Persönliche Argumente
Gegen Ende der Debatte stritten beide über das richtige Temperament eines Präsidenten: Dies sei vielleicht seine grösste Stärke, sagt Trump, denn er habe das Temperament eines Siegers.
Clinton erklärte dagegen, ein Mann, der sich von einem Tweet provozieren lasse, sollte nicht seinen Finger auf dem Knopf für den Abschuss von Atomraketen haben.
Bisheriger Höhepunkt
Die Debatte auf einer Bühne der Hofstra Universität in Long Island im Bundesstaat New York war der Höhepunkt des bisherigen Wahlkampfes. Experten erwarteten bis zu 100 Millionen Zuschauer - fast ein Drittel der Bevölkerung und ein Wert, der in den vergangenen Jahren nur vom Football-Finale Super Bowl erreicht wurde.

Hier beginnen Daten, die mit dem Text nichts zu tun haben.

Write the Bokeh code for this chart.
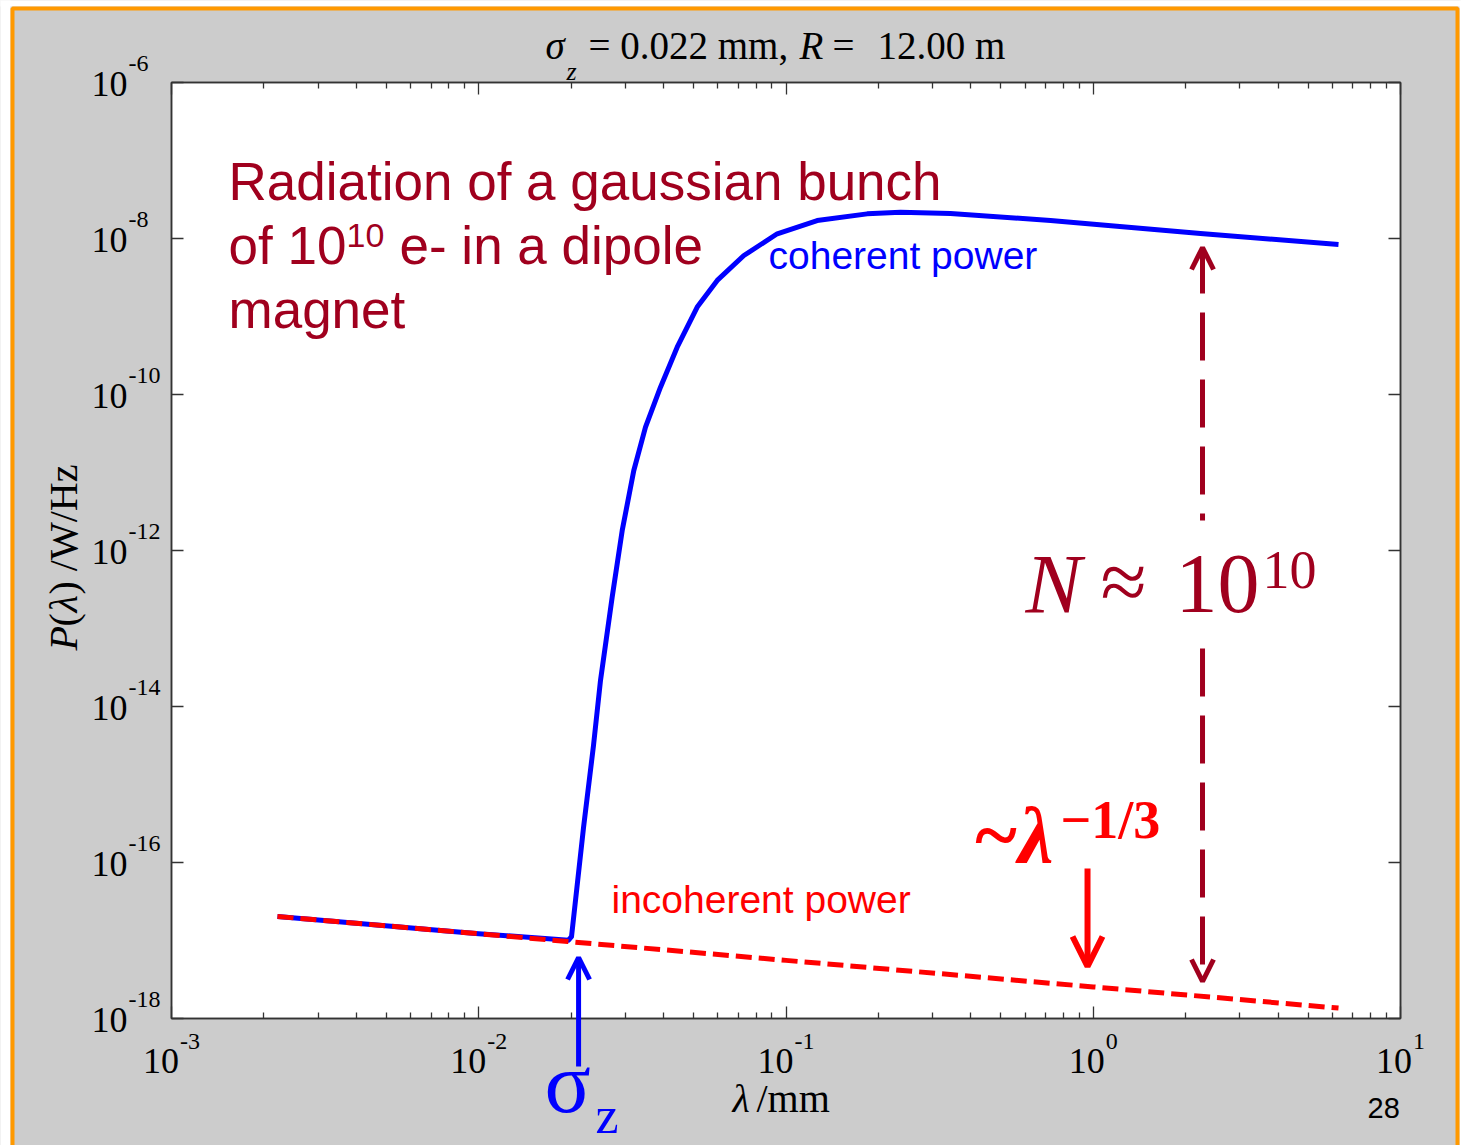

In der Vergangenheit haben die seit 1960 ausgetragenen Fernsehduelle mehrfach einen Einfluss auf den Verlauf des Wahlkampfs gehabt. In jüngsten Umfragen lagen beide Kandidaten fast gleichauf, wobei eine noch am Montag veröffentlichte Reuters/Ipsos-Erhebung einen Vorteil für Clinton ergab. Die beiden Kandidaten sollen noch zwei Mal im Fernsehen aufeinandertreffen. Die Wahl findet am 8. November statt. In einigen Bundesstaaten ist die Stimmabgabe jedoch bereits seit einigen Tagen erlaubt.